──────── LISTED RECORDS ────────

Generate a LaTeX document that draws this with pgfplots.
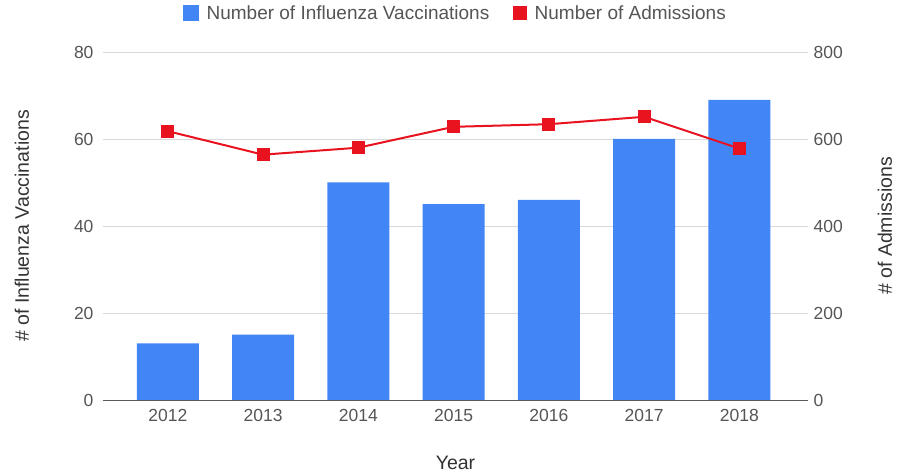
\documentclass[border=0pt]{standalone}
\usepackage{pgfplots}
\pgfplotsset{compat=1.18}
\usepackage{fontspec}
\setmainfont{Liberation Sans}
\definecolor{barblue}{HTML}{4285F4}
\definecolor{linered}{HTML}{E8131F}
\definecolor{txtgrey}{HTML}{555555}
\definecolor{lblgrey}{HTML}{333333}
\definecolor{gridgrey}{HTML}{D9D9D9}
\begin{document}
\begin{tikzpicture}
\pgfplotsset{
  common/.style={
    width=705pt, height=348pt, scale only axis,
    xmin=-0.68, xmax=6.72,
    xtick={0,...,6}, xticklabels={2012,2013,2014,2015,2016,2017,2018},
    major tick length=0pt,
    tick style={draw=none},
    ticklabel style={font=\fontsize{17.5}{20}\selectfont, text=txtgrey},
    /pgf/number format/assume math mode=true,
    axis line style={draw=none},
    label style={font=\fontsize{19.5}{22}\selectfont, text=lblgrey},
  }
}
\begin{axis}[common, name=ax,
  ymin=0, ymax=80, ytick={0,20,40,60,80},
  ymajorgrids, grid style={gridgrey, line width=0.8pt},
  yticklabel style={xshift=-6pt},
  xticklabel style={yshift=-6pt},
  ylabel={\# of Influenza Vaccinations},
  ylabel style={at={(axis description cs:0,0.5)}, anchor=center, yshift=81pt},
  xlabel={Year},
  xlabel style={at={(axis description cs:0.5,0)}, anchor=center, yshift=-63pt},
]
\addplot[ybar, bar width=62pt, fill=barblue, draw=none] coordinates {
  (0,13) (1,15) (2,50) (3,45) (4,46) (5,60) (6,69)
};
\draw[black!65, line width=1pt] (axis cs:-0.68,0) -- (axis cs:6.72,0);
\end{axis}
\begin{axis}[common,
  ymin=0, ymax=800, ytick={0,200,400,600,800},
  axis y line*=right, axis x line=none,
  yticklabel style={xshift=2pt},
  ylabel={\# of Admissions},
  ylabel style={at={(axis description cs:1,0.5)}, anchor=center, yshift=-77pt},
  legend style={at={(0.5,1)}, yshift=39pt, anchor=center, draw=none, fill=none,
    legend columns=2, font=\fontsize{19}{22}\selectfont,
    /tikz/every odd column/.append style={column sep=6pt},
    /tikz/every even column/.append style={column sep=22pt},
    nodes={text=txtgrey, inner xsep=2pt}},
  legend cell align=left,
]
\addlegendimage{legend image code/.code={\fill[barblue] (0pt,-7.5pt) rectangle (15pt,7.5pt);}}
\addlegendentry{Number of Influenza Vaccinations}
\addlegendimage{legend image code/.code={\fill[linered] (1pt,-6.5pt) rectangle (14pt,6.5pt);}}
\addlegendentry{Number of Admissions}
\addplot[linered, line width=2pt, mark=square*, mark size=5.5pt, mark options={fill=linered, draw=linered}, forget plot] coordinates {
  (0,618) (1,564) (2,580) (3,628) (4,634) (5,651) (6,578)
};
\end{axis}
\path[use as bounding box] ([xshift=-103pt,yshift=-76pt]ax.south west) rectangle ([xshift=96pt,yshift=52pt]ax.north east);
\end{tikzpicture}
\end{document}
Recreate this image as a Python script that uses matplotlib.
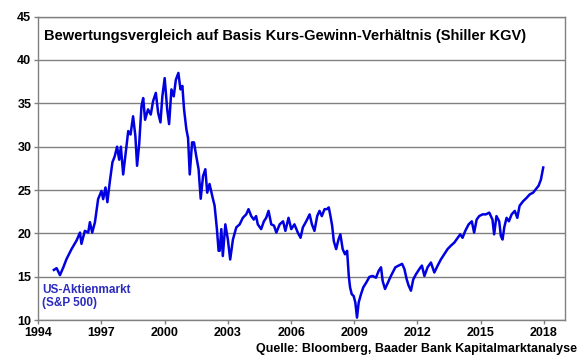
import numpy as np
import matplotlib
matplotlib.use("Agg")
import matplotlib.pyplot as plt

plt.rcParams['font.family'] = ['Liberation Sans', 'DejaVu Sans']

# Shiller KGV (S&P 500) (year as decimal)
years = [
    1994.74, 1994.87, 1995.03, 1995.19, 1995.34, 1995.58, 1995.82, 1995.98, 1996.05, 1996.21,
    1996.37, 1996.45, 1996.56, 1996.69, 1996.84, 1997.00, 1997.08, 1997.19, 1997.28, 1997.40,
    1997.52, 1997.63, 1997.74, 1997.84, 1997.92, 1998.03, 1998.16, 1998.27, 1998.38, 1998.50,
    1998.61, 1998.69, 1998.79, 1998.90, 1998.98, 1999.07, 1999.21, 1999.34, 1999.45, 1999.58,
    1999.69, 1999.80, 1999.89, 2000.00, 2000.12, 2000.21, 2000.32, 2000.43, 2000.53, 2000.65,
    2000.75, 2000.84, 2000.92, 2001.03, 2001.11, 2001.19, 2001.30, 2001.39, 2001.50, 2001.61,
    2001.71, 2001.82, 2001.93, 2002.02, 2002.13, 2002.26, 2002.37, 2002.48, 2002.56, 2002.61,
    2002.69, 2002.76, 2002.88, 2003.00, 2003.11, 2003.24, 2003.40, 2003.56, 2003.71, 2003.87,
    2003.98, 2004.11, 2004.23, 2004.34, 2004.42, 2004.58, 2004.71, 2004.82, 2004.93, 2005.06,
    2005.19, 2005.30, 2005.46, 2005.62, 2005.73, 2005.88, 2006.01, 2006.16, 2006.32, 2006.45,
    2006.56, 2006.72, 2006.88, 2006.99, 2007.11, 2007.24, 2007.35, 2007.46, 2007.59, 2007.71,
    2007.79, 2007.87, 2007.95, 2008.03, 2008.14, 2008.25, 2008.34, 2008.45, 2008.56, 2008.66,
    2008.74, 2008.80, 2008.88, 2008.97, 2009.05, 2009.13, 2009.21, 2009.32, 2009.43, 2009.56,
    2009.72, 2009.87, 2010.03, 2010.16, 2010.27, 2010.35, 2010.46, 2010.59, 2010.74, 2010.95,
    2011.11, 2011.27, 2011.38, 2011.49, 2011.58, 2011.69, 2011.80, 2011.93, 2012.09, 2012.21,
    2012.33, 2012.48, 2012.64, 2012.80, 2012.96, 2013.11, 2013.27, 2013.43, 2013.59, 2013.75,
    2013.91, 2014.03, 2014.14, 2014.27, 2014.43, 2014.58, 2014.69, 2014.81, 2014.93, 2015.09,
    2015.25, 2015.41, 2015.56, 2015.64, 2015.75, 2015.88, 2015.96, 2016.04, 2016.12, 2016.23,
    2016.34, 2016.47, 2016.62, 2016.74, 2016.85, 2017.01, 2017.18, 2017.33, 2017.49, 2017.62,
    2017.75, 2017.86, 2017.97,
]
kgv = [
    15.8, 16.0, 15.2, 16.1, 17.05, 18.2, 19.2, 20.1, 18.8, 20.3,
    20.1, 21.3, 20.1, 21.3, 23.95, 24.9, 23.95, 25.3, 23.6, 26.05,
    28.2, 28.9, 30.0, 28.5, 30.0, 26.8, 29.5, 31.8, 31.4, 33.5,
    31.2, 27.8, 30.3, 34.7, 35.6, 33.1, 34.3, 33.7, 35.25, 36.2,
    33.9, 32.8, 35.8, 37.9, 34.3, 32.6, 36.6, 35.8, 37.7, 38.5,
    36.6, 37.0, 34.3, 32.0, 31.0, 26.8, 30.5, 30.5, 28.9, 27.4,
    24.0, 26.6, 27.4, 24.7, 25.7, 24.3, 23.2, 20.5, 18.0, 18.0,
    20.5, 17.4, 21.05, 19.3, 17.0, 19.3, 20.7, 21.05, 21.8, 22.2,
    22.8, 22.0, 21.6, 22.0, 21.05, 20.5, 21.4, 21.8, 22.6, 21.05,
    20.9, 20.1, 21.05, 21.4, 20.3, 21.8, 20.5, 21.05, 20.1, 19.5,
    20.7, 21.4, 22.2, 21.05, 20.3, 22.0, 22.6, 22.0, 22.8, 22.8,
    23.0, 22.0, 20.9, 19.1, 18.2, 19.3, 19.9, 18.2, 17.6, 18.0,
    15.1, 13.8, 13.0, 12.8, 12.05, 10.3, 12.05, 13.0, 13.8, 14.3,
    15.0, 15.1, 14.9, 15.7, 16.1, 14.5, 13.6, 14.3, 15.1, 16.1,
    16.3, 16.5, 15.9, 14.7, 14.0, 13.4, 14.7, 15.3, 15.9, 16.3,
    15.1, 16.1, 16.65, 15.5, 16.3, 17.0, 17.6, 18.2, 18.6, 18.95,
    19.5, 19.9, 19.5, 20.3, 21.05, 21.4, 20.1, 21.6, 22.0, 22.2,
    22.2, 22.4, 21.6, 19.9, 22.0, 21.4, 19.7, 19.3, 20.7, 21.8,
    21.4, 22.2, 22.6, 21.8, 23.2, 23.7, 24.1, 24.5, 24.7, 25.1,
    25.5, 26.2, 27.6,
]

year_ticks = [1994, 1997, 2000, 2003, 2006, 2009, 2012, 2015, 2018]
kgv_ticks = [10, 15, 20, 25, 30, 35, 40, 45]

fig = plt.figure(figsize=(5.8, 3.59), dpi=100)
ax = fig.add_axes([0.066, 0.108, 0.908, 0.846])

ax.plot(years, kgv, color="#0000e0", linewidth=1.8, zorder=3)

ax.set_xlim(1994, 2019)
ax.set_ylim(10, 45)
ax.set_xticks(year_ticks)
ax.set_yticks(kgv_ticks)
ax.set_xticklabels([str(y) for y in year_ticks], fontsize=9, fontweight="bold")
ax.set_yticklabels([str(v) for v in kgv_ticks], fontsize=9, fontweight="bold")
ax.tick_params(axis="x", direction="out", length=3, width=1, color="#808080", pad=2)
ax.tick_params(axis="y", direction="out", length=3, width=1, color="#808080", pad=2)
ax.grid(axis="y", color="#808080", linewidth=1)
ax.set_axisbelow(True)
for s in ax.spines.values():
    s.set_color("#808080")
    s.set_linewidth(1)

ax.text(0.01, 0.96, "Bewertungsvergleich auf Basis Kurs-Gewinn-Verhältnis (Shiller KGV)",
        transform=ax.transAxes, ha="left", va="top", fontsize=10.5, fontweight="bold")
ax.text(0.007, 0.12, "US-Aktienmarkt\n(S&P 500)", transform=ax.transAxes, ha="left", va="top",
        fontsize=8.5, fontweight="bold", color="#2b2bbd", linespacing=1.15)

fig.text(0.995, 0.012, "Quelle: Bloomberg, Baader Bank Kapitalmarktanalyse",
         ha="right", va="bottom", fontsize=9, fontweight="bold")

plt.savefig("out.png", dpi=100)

────────

YOUR GOAL:
Go over the data above and copy every line that has the word "image" in it.

EXPECTED ANSWER:
\addlegendimage{legend image code/.code={\fill[barblue] (0pt,-7.5pt) rectangle (15pt,7.5pt);}}
\addlegendimage{legend image code/.code={\fill[linered] (1pt,-6.5pt) rectangle (14pt,6.5pt);}}
Recreate this image as a Python script that uses matplotlib.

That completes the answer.